Viji Palithodi (P.Viji; born 1968) created the women's union, Asanghaditha Mekhala Thozhilali Union (Union for workers of unorganised sectors) as a part of women's group Penkoottu, in Kerala, India and won basic rights for women working as saleswomen, including the right to sit during working hours. She is part of BBC's list of 100 inspiring and influential women from around the world for 2018.

She fought for the ‘Right to Sit’ for female shop workers particularly in the textile industry as they were made to stand all day in the shop.

== Life ==
Viji worked as a volunteer at the National Women's Conference held in 1992 in Kozhikode, where she found her political inspiration and direction in feminism. At the age of 16, Viji started her first job in a tailor's shop. At the time, as part of the motivation towards her future movements, whilst most of the family members in the home worked for money for the family, her father worked and spent money for parties and social events. In the early 2000s, she organized meetings where women would compare salaries and working conditions at the biggest commercial area in Kozhikode, Mittayitheru. At the time some were not allowed to drink water during summers, and others not able to go to the bathroom. Even if there were no customers in the store, women would be paid less if they were caught sitting down on the security cameras.

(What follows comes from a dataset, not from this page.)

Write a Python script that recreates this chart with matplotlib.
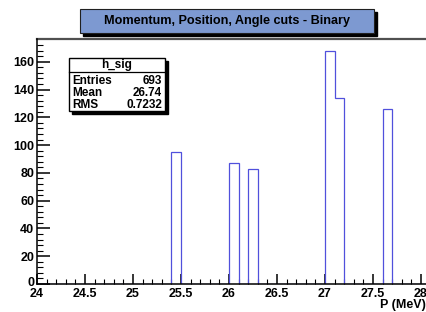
import numpy as np
import matplotlib
matplotlib.use("Agg")
import matplotlib.pyplot as plt
import matplotlib.transforms as mtransforms
from matplotlib.patches import Rectangle

plt.rcParams['font.family'] = ['Liberation Sans', 'DejaVu Sans']
plt.rcParams['font.weight'] = 'bold'

# histogram data (bins of 0.1 MeV, only the non-empty ones)
bin_low = [25.4, 26.0, 26.2, 27.0, 27.1, 27.6]
counts = [95, 87, 83, 168, 134, 126]
title = "Momentum, Position, Angle cuts - Binary"
stats_name = "h_sig"
stats_rows = [("Entries", "693"), ("Mean", "26.74"), ("RMS", "0.7232")]

W, H = 427, 312
fig = plt.figure(figsize=(W / 100, H / 100), dpi=100)
fig.patch.set_facecolor('white')

def px(x, y, w, h):
    # pixel box (top-left origin) -> figure fraction
    return [x / W, 1 - (y + h) / H, w / W, h / H]

x0, xtop, xbot = 37, 39, 284
ppu = 96.0
xmax = 28.15
ax = fig.add_axes(px(x0, xtop, (xmax - 24) * ppu, xbot - xtop))
ymax = 1.05 * max(counts)

edges = np.round(np.arange(24.0, xmax + 0.05, 0.1), 2)
full = np.zeros(len(edges) - 1)
for lo, c in zip(bin_low, counts):
    full[int(round((lo - 24.0) / 0.1))] = c
ax.stairs(full, edges, color='#5050dc', linewidth=0.9, zorder=2)

ax.set_xlim(24, xmax)
ax.set_ylim(0, ymax)

ax.spines['right'].set_visible(False)
ax.spines['top'].set_color('#505050')
ax.spines['top'].set_linewidth(1.6)
for s in ['left', 'bottom']:
    ax.spines[s].set_linewidth(1.1)
    ax.spines[s].set_zorder(3)

ax.set_xticks(np.arange(24, 28.01, 0.5))
ax.set_xticklabels(['24', '24.5', '25', '25.5', '26', '26.5', '27', '27.5', '28'])
ax.set_xticks(np.arange(24, 28.11, 0.1), minor=True)
ax.set_yticks(np.arange(0, 161, 20))
ax.set_yticks(np.arange(0, 176, 4), minor=True)
ax.tick_params(axis='both', which='major', direction='in', length=9, width=1.1,
               labelsize=9, pad=2)
ax.tick_params(axis='both', which='minor', direction='in', length=4.5, width=0.8)
ax.tick_params(axis='x', which='major', length=7, pad=3)
ax.tick_params(axis='x', which='minor', length=3.5)
ax.tick_params(top=False, right=False)
for t in ax.get_xticklabels() + ax.get_yticklabels():
    t.set_fontweight('bold')

# nudge the "0" label up a bit so it doesn't sit on "24"
fig.canvas.draw()
zero_lab = ax.get_yticklabels()[0]
zero_lab.set_transform(zero_lab.get_transform() +
                       mtransforms.ScaledTranslation(0, 3 / 100, fig.dpi_scale_trans))

fig.text(426 / W, 1 - 305 / H, "P (MeV)", ha='right', va='center',
         fontsize=9, fontweight='bold')

# title box with shadow
tx, ty, tw, th = 80, 9, 294, 24
fig.patches.append(Rectangle(px(tx + 3, ty + 3, tw, th)[:2], tw / W, th / H,
                             transform=fig.transFigure, facecolor='black',
                             edgecolor='black', zorder=5))
fig.patches.append(Rectangle(px(tx, ty, tw, th)[:2], tw / W, th / H,
                             transform=fig.transFigure, facecolor='#7d99d1',
                             edgecolor='#202020', linewidth=0.8, zorder=6))
fig.text((tx + tw / 2) / W, 1 - (ty + th / 2) / H, title, ha='center',
         va='center', fontsize=9.1, fontweight='bold', zorder=7)

# stats box with shadow
sx, sy, sw, sh = 69, 58, 96, 53
fig.patches.append(Rectangle(px(sx + 3, sy + 3, sw, sh)[:2], sw / W, sh / H,
                             transform=fig.transFigure, facecolor='black',
                             edgecolor='black', zorder=5))
fig.patches.append(Rectangle(px(sx, sy, sw, sh)[:2], sw / W, sh / H,
                             transform=fig.transFigure, facecolor='white',
                             edgecolor='black', linewidth=1.0, zorder=6))
fig.lines.append(plt.Line2D([sx / W, (sx + sw) / W], [1 - 72 / H, 1 - 72 / H],
                            transform=fig.transFigure, color='black',
                            linewidth=0.9, zorder=7))
fig.text((sx + sw / 2) / W, 1 - 65 / H, stats_name, ha='center', va='center',
         fontsize=8.5, fontweight='bold', zorder=7)
for i, (k, v) in enumerate(stats_rows):
    yy = 1 - (80.5 + 12.5 * i) / H
    fig.text((sx + 3) / W, yy, k, ha='left', va='center', fontsize=8.5,
             fontweight='bold', zorder=7)
    fig.text((sx + sw - 3) / W, yy, v, ha='right', va='center', fontsize=8.5,
             fontweight='bold', zorder=7)

fig.savefig("out.png", dpi=100)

It was after seeing this injustice, Viji created Penkoottu, a women's group named after the local word for 'a crowd of/ a friendship between women' or more commonly, 'women for each other', that spread through several districts in Kerala. They were able to successfully fight for further rights like the right to sit for saleswomen. After a law was passed winning several rights for working women on July 4, 2018, Viji still fights for many rights that have yet to be won. She currently is the leader for the women-centric labour organization Asanghaditha Mekhala Thozhilali Union (AMTU), formed in 2014, translating to ‘Union of Workers in the Unorganized Sector’. This was created to aid in the lack of adequate space for women, and their issues, in traditional trade unions. There have been disagreements from other union organizations however that state there is a space, and more women need to come forward.

Viji also pushes for the use of the word 'worker' over 'staff', due to the higher associated strength in the word.